Right off the bat the first two options can be eliminated due to availability. Power Wheels Jeeps are known for their "offroad" capabilities, which I would like to extend to the robot. However, most casters and omniwheels are small and made for smooth surfaces, meaning I would have to build my own for either option. In addition to this major reason, casters are more difficult to use because, as anyone who had those plastic unpowered cars when they were a kid will know, they make turning more difficult. For example, if the robot is going forward, the caster will be following this direction with it trailing behind its axle. However, if the robot were to move in reverse suddenly, the caster would need time to swivel around so it was trailing in front of its axle. While this isn't too much of a problem for small casters, the larger the wheel gets the larger the radius that the wheel has to swivel at, and the more difficult changing direction becomes.
As for the steerable rudder option, the turning of the rear will would still take a decent amount of torque to turn, especially since one less wheel means the weight that the fourth wheel was holding is placed on the other three. Because of this required torque, I would still need to get a window motor and possibly even gear it down, resulting in a robot that has to wait for the rear wheel to rotate before it can make any significant turns.
Differential Drive:
And last but certainly not least, I could spend a bunch of money on a set of two more Power Wheels motors and gearboxes, hope that they run the same speed as the set I already have, and change the robot from car steering to differential steering.
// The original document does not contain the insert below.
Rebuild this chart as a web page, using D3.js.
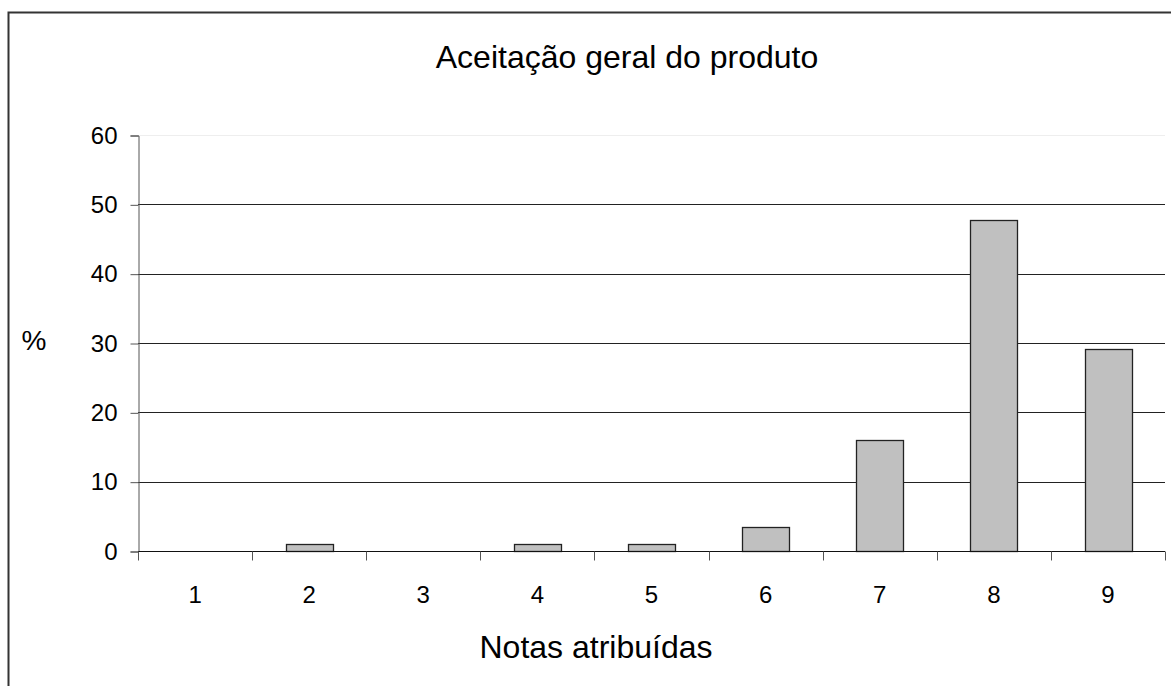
<!DOCTYPE html>
<html>
<head>
<meta charset="utf-8">
<script src="https://cdn.jsdelivr.net/npm/d3@7"></script>
<style>
  body { margin: 0; background: #fff; }
  text { font-family: "Liberation Sans", Arial, sans-serif; fill: #000; }
</style>
</head>
<body>
<div id="chart"></div>
<script>
var notas = ["1", "2", "3", "4", "5", "6", "7", "8", "9"];
var percentuais = [0, 1.0, 0, 1.0, 1.0, 3.5, 16.0, 47.7, 29.1];
var yTicks = [0, 10, 20, 30, 40, 50, 60];

var svgWidth = 1171;
var svgHeight = 686;

var margin = { top: 135, right: 6, bottom: 135, left: 138 };

var svg = d3.select("#chart")
  .append("svg")
  .attr("width", svgWidth)
  .attr("height", svgHeight);

// outer frame (runs off the right/bottom edge)
svg.append("rect")
  .attr("x", 8.5)
  .attr("y", 12.5)
  .attr("width", svgWidth + 20)
  .attr("height", svgHeight + 20)
  .attr("fill", "none")
  .attr("stroke", "#333")
  .attr("stroke-width", 2);

var chartGroup = svg.append("g")
  .attr("transform", `translate(${margin.left}, ${margin.top})`);

var xScale = d3.scaleBand()
  .domain(notas)
  .range([0, 1027])
  .paddingInner(0.59)
  .paddingOuter(0.295);

var yScale = d3.scaleLinear()
  .domain([0, 60])
  .range([416, 0]);

// gridlines
chartGroup.selectAll("line.grid")
  .data(yTicks.filter(d => d > 0))
  .enter().append("line")
  .attr("class", "grid")
  .attr("x1", 0)
  .attr("x2", 1027)
  .attr("y1", d => Math.round(yScale(d)) + 0.5)
  .attr("y2", d => Math.round(yScale(d)) + 0.5)
  .attr("stroke", d => d === 60 ? "#eee" : "#222")
  .attr("stroke-width", 1);

// bars
chartGroup.selectAll("rect.bar")
  .data(percentuais)
  .enter().append("rect")
  .attr("class", "bar")
  .attr("x", (d, i) => Math.round(xScale(notas[i])) + 0.5)
  .attr("y", d => Math.round(yScale(d)) + 0.5)
  .attr("width", Math.round(xScale.bandwidth()))
  .attr("height", d => Math.round(yScale(0)) - Math.round(yScale(d)))
  .attr("fill", "#c0c0c0")
  .attr("stroke", "#222")
  .attr("stroke-width", 1.3)
  .style("display", d => d > 0 ? null : "none");

// y axis
var leftAxis = d3.axisLeft(yScale)
  .tickValues(yTicks)
  .tickSize(8)
  .tickPadding(21);

var yAxisG = chartGroup.append("g")
  .attr("transform", "translate(0.5, 0.5)")
  .call(leftAxis);
yAxisG.select(".domain").attr("stroke", "#555");
yAxisG.selectAll(".tick line").attr("stroke", "#555").attr("x1", 0).attr("x2", -8);
yAxisG.selectAll("text")
  .attr("x", -21)
  .style("font-size", "24px")
  .style("font-family", "Liberation Sans, Arial, sans-serif");

// x axis: ticks at category boundaries, labels centred
var xEdges = d3.scaleLinear().domain([0, notas.length]).range([0, 1027]);
var xAxisG = chartGroup.append("g")
  .attr("transform", `translate(0, ${Math.round(yScale(0)) + 0.5})`);
xAxisG.append("line")
  .attr("x1", 0).attr("x2", 1027)
  .attr("stroke", "#111");
xAxisG.selectAll("line.xtick")
  .data(d3.range(notas.length + 1))
  .enter().append("line")
  .attr("class", "xtick")
  .attr("x1", d => Math.round(xEdges(d)) + 0.5)
  .attr("x2", d => Math.round(xEdges(d)) + 0.5)
  .attr("y1", 0).attr("y2", 9)
  .attr("stroke", "#555");
xAxisG.selectAll("text.xlabel")
  .data(notas)
  .enter().append("text")
  .attr("class", "xlabel")
  .attr("x", d => xScale(d) + xScale.bandwidth() / 2)
  .attr("y", 51)
  .attr("text-anchor", "middle")
  .style("font-size", "24px")
  .text(d => d);

// title
svg.append("text")
  .attr("x", 627)
  .attr("y", 68)
  .attr("text-anchor", "middle")
  .style("font-size", "32px")
  .text("Aceitação geral do produto");

// axis labels
svg.append("text")
  .attr("x", 34)
  .attr("y", 350)
  .attr("text-anchor", "middle")
  .style("font-size", "28px")
  .text("%");

svg.append("text")
  .attr("x", 596)
  .attr("y", 658)
  .attr("text-anchor", "middle")
  .style("font-size", "32px")
  .text("Notas atribuídas");
</script>
</body>
</html>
Differential steering is when the wheels on the left side and the wheels on the right side are independent from one another and can either work together or with one another to steer. For example, if the left wheels are moving backwards and the right wheels are moving forwards, the robot will steer to the left, and vice versa. In addition to running in opposite directions, one set of wheels running at a higher or lower speed than the other set will have a similar, but smaller, effect, a useful idea that can be used for slight adjustments in direction.
While this is certainly one of the more expensive risky solutions to the steering problem, I'm confident that it's the best option at this point in time, mostly due to the great maneuverability of differential steering. Differential steering provides the smallest turning radius of all steering methods. The turning radius of a vehicle is actually the diameter of the circle that is created when making a turn.
For example, the turning radius of a car is proportional to the amount that the steering wheel is turned. The more turn on the wheel, the sharper the turn and the smaller the turning radius. A smaller turning radius means more maneuverability because the vehicle requires a smaller amount of space to turn or change direction.
As for the detriments of setting up differential steering, I managed to find a pair of Power Wheels motors and gearboxes online for $75. In the event that the two sets I have don't run at the same speed, I could always do some slight modifications to solve this problem, such as varying the voltage to the faster motor to make it run slower, or increasing the wheel radius of the slower motor so it covers more distance with each turn. While neither of these solutions are elegant, there's still a chance they won't even be needed and it is certainly worth the risk to increase the maneuverability of the robot (I also never really liked the idea of car steering, kinda stupid and ugly for a robot, in my opinion).
However, it'll be about a week before the motors arrive for me to work on, at which point I'll need to figure out how to couple them with the wheels, build an axle, possibly rework the chassis, etc. In the mean time, it's time to take a welcomed break from the mechanical engineering and start back to work on some of the embedded systems I've been working on.